Artigo – A democracia nos une

Por Valdeci Oliveira –

De socialistas a liberais, de progressistas a conservadores – incluindo a sua vertente de extrema-direita, quando esta quer passar ao público a imagem de democrata -, se tornou lugar comum utilizar a frase dita pelo ex-primeiro-ministro inglês Winston Churchill de que a democracia é a pior forma de governo, à exceção de todas as demais. No caso de Churchill, um frasista famoso, a citação era para pensar a respeito de que ela, a democracia, não era perfeita e, sim, tinha lá seus problemas. Porém, ainda assim, era o melhor dos sistemas políticos até aqui colocados em prática. Tenho lá minhas divergências – e não são poucas – com o homem que liderou a Inglaterra contra o nazi-fascismo na Segunda Grande Guerra, principalmente por ele, ao longo de sua carreira, ter sido um defensor da supremacia branca e do uso de armas químicas contra povos que considerava “não civilizados”. Mas quanto à democracia, a concordância é total, mesmo que, de tanto ser utilizada, muitas vezes da boca para fora, ao longo do caminho a expressão tenha perdido o que tinha de originalidade quando pronunciada na década de 1940.

Sem democracia o que temos é o caos, a barbárie e a lei do mais forte.

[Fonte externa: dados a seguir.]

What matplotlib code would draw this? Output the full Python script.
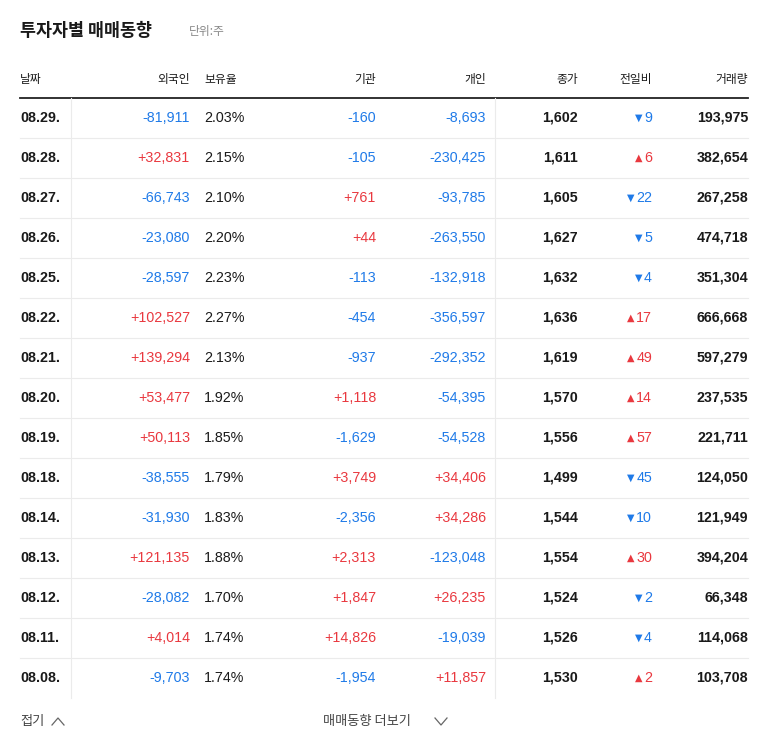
import matplotlib
matplotlib.use("Agg")
import matplotlib.pyplot as plt
from matplotlib.lines import Line2D

dates = ["08.29.","08.28.","08.27.","08.26.","08.25.","08.22.","08.21.","08.20.","08.19.","08.18.","08.14.","08.13.","08.12.","08.11.","08.08."]
foreign = [-81911,32831,-66743,-23080,-28597,102527,139294,53477,50113,-38555,-31930,121135,-28082,4014,-9703]
holding = [2.03,2.15,2.10,2.20,2.23,2.27,2.13,1.92,1.85,1.79,1.83,1.88,1.70,1.74,1.74]
inst = [-160,-105,761,44,-113,-454,-937,1118,-1629,3749,-2356,2313,1847,14826,-1954]
indiv = [-8693,-230425,-93785,-263550,-132918,-356597,-292352,-54395,-54528,34406,34286,-123048,26235,-19039,11857]
close = [1602,1611,1605,1627,1632,1636,1619,1570,1556,1499,1544,1554,1524,1526,1530]
change = [-9,6,-22,-5,-4,17,49,14,57,-45,-10,30,-2,-4,2]
volume = [193975,382654,267258,474718,351304,666668,597279,237535,221711,124050,121949,394204,66348,114068,103708]
headers = ["날짜","외국인","보유율","기관","개인","종가","전일비","거래량"]

W, H = 768, 749
BLUE = "#1f7ae8"; RED = "#e9383f"; DARK = "#1a1a1a"; GRAY = "#888888"
plt.rcParams["font.family"] = ["Liberation Sans", "Noto Sans CJK KR", "Noto Sans CJK JP",
                               "Noto Sans CJK SC", "DejaVu Sans"]
KR = ["Noto Sans CJK KR", "Noto Sans CJK JP", "Noto Sans CJK SC", "DejaVu Sans"]
fig = plt.figure(figsize=(W/100, H/100), dpi=100)
ax = fig.add_axes([0, 0, 1, 1])
ax.set_xlim(0, W); ax.set_ylim(H, 0); ax.axis("off")

def T(x, y, s, **kw):
    kw.setdefault("va", "center"); kw.setdefault("fontsize", 10.3); kw.setdefault("color", DARK)
    return ax.text(x, y, s, **kw)

def col(v): return RED if v > 0 else BLUE
def sgn(v): return f"+{v:,}" if v > 0 else f"{v:,}"

T(20, 31, "투자자별 매매동향", fontsize=12.5, fontweight="bold", family=KR)
T(189, 32, "단위:주", fontsize=8.5, color=GRAY, family=KR)

hy = 80
hx = [(20,"left"),(190,"right"),(204,"left"),(376,"right"),(486,"right"),(578,"right"),(652,"right"),(748,"right")]
for (x, ha), h in zip(hx, headers):
    T(x, hy, h, ha=ha, fontsize=8.5, family=KR)
ax.add_line(Line2D([20, 748], [98, 98], color="#222222", lw=1.3))

row0, dy = 118, 40
for i in range(len(dates)):
    y = row0 + i*dy
    T(20, y, dates[i], fontweight="bold")
    T(190, y, sgn(foreign[i]), ha="right", color=col(foreign[i]))
    T(204, y, f"{holding[i]:.2f}%", ha="left")
    T(376, y, sgn(inst[i]), ha="right", color=col(inst[i]))
    T(486, y, sgn(indiv[i]), ha="right", color=col(indiv[i]))
    T(578, y, f"{close[i]:,}", ha="right", fontweight="bold")
    c = col(change[i])
    t = T(652, y, f"{abs(change[i])}", ha="right", color=c)
    fig.canvas.draw()
    bb = t.get_window_extent()
    T(bb.x0 - 2, y, "▲" if change[i] > 0 else "▼", ha="right", color=c, fontsize=7, family="DejaVu Sans")
    T(748, y, f"{volume[i]:,}", ha="right", fontweight="bold")
    if i < len(dates) - 1:
        ax.add_line(Line2D([20, 748], [y+20, y+20], color="#ebebeb", lw=0.8))

ax.add_line(Line2D([71, 71], [98, 698], color="#ebebeb", lw=0.8))
ax.add_line(Line2D([495, 495], [98, 698], color="#ebebeb", lw=0.8))

T(20, 721, "접기", fontsize=9.5, color="#444444", family=KR)
ax.add_line(Line2D([52, 58, 64], [725, 718, 725], color="#666666", lw=0.9))
T(323, 721, "매매동향 더보기", fontsize=9.5, color="#444444", family=KR)
ax.add_line(Line2D([435, 441, 447], [718, 725, 718], color="#666666", lw=0.9))

fig.savefig("out.png", dpi=100)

O que o país presenciou em 8 de janeiro de 2023 foi a tentativa de suprimi-la. E 60 anos atrás, foi o exemplo posto em prática num triste capítulo da nossa História que durou 21 longos anos, com prisões de opositores, tortura, morte e desaparecimento de presos políticos. A democracia, e a nossa em particular, precisa ser sempre acompanhada de perto, regada como uma planta, protegida. Sim, como todas as outras, além de não ser perfeita ela é frágil. Até porque, quem busca sua derrocada utiliza dos instrumentos dela próprios para corroê-la por dentro.

Nesse um ano da tentativa de golpe de estado, levado a cabo por uma turba ensandecida e insensata, que não aceitou o resultado das eleições presidenciais, alimentada pelo ódio e por uma enxurrada de informações falsas e discursos contra as instituições brasileiras, vimos que, de verdade, a democracia nos une. A partir dela, fomos fortes o suficiente para defendê-la e capazes de cerrar fileiras com opositores políticos para que os falsos profetas não avançassem. Passado um ano, nem todos “os bois” estão com nomes. Mas é uma questão de tempo, que envolve presunção da inocência até prova em contrário, investigação e justiça, todos esses elementos básicos de uma democracia digna de levar esse nome.

Por outro lado, considerar todos esses pré-requisitos democráticos e, como disse o ministro do Supremo Tribunal Federal, Alexandre de Moraes, buscar a paz e a união da sociedade não pode, de forma alguma, significar – nem ser confundido – com impunidade. Acreditar que se tratava de velhinhas com a bíblia numa mão e a bandeira do Brasil na outra, narrativa defendida pela extrema-direita verde e amarela, é menosprezar a inteligência alheia, é negar centenas de horas de imagens, é se utilizar de um modus operandi de um segmento da nossa sociedade que, para modelar a opinião pública, ignora os fatos realmente objetivos e busca apelar às emoções e às crenças pessoais para construir uma narrativa que não condiz com a realidade.

O que Churchill não disse, talvez por uma questão de conjuntura ou de crença mesmo, é que a democracia – que não se resume apenas em votar e ser votado – pode sempre ser ampliada, dando voz a um sem número de homens e mulheres que, por infortúnio ou desinformação, ficam alijados dos processos de escolha e discussão – e dos orçamentos. E neste sentido, pode-se considerar a ampliação dos recursos destinados à saúde, educação e moradia. Ou dos conselhos, que são estruturas que permitem a formulação e aplicação de políticas públicas pelos governos em parceria com representantes da sociedade civil organizada.

Desde o início da nova gestão do presidente Lula, talhada no diálogo, a democracia tem tido um lugar de destaque, tem-se buscado incessantemente pela reconstrução do país, pela defesa e tolerância aos diferentes e pela recuperação do chamado tecido social. A título de exemplo, o primeiro desses organismos a ser recuperado – e foram perto de uma dezena – foi justamente o primeiro que havia sido extinto pela gestão passada: o Conselho Nacional de Segurança Alimentar (Consea), essencial para a formulação e aplicação de políticas de combate à fome.

Como vemos, a democracia nos une, inclui e faz com que a riqueza de uma nação seja melhor distribuída. Sem dúvida, nesse sentido, Churchill tinha razão.